*TASK DIRECTIONS*.
Copy all the data exactly, except the pictures.

*SUPPLIED DATA*.
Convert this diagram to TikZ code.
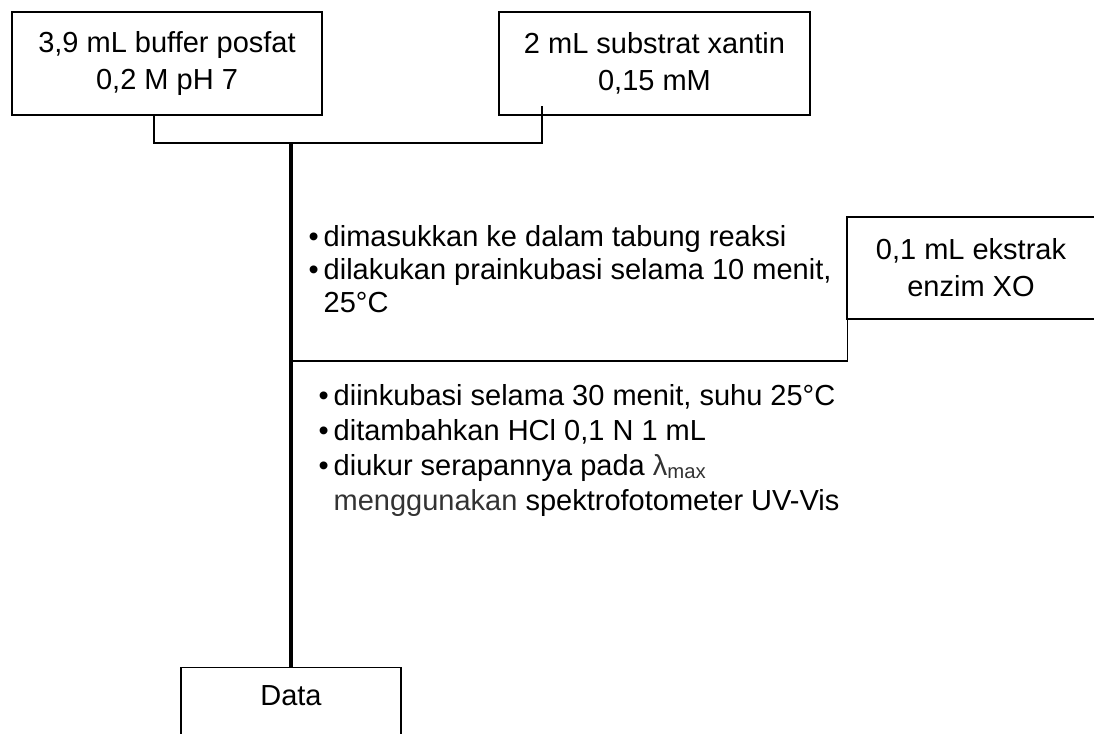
\documentclass[tikz,border=0pt]{standalone}
\usepackage{fontspec}
\setmainfont{Liberation Sans}
\usetikzlibrary{positioning,calc}
\newcommand{\itm}{\makebox[15pt][l]{•}}

\begin{document}
\begin{tikzpicture}[x=1pt,y=-1pt,line width=1.4pt,font=\fontsize{29}{37}\selectfont,
 box/.style={draw,line width=1.4pt,inner sep=0pt,align=center},
 trunk/.style={line width=3.2pt},
 stepline/.style={anchor=base west,inner sep=0pt}]
\useasboundingbox (0,0) rectangle (1094,733);
% bahan awal
\node[box,minimum width=310pt,minimum height=103pt] (buf) at (167,63.5) {3,9 mL buffer posfat\\0,2 M pH 7};
\node[box,minimum width=311pt,minimum height=103pt] (sub) at (654.5,63.5) {2 mL substrat xantin\\0,15 mM};
\node[box,minimum width=248pt,minimum height=102pt] (enz) at (971,268) {0,1 mL ekstrak\\enzim XO};
\node[box,anchor=north,minimum width=220pt,inner sep=9pt,text height=29pt,text depth=57pt] (data) at (291,667) {Data};
\coordinate (mix) at (291,143);
\coordinate (add) at (289,361);
% langkah kerja
\foreach \n/\x/\y/\t in {p1/308/246/{\itm dimasukkan ke dalam tabung reaksi},
 p2/308/279/{\itm dilakukan prainkubasi selama 10 menit,},
 p3/308/312/{\hspace*{15pt}25°C},
 q1/318/405/{\itm diinkubasi selama 30 menit, suhu 25°C},
 q2/318/440/{\itm ditambahkan HCl 0,1 N 1 mL},
 q3/318/475/{\itm diukur serapannya pada {\color{black!80}λ\textsubscript{max}}},
 q4/318/510/{\hspace*{15pt}{\color{black!80}menggunakan} spektrofotometer UV-Vis}}{
 \node[stepline] (\n) at (\x,\y) {\t};
}
% garis
\draw ([xshift=-13pt]buf.south) |- (mix) -| ([xshift=-112.5pt,yshift=10pt]sub.south);
\draw ([xshift=1pt]enz.south west) |- (add);
\draw[trunk] (mix) -- (data.north);
\end{tikzpicture}
\end{document}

*WORKED SOLUTION*.
Convert this diagram to TikZ code.
\documentclass[tikz,border=0pt]{standalone}
\usepackage{fontspec}
\setmainfont{Liberation Sans}
\usetikzlibrary{positioning,calc}
\newcommand{\itm}{\makebox[15pt][l]{•}}

\begin{document}
\begin{tikzpicture}[x=1pt,y=-1pt,line width=1.4pt,font=\fontsize{29}{37}\selectfont,
 box/.style={draw,line width=1.4pt,inner sep=0pt,align=center},
 trunk/.style={line width=3.2pt},
 stepline/.style={anchor=base west,inner sep=0pt}]
\useasboundingbox (0,0) rectangle (1094,733);
% bahan awal
\node[box,minimum width=310pt,minimum height=103pt] (buf) at (167,63.5) {3,9 mL buffer posfat\\0,2 M pH 7};
\node[box,minimum width=311pt,minimum height=103pt] (sub) at (654.5,63.5) {2 mL substrat xantin\\0,15 mM};
\node[box,minimum width=248pt,minimum height=102pt] (enz) at (971,268) {0,1 mL ekstrak\\enzim XO};
\node[box,anchor=north,minimum width=220pt,inner sep=9pt,text height=29pt,text depth=57pt] (data) at (291,667) {Data};
\coordinate (mix) at (291,143);
\coordinate (add) at (289,361);
% langkah kerja
\foreach \n/\x/\y/\t in {p1/308/246/{\itm dimasukkan ke dalam tabung reaksi},
 p2/308/279/{\itm dilakukan prainkubasi selama 10 menit,},
 p3/308/312/{\hspace*{15pt}25°C},
 q1/318/405/{\itm diinkubasi selama 30 menit, suhu 25°C},
 q2/318/440/{\itm ditambahkan HCl 0,1 N 1 mL},
 q3/318/475/{\itm diukur serapannya pada {\color{black!80}λ\textsubscript{max}}},
 q4/318/510/{\hspace*{15pt}{\color{black!80}menggunakan} spektrofotometer UV-Vis}}{
 \node[stepline] (\n) at (\x,\y) {\t};
}
% garis
\draw ([xshift=-13pt]buf.south) |- (mix) -| ([xshift=-112.5pt,yshift=10pt]sub.south);
\draw ([xshift=1pt]enz.south west) |- (add);
\draw[trunk] (mix) -- (data.north);
\end{tikzpicture}
\end{document}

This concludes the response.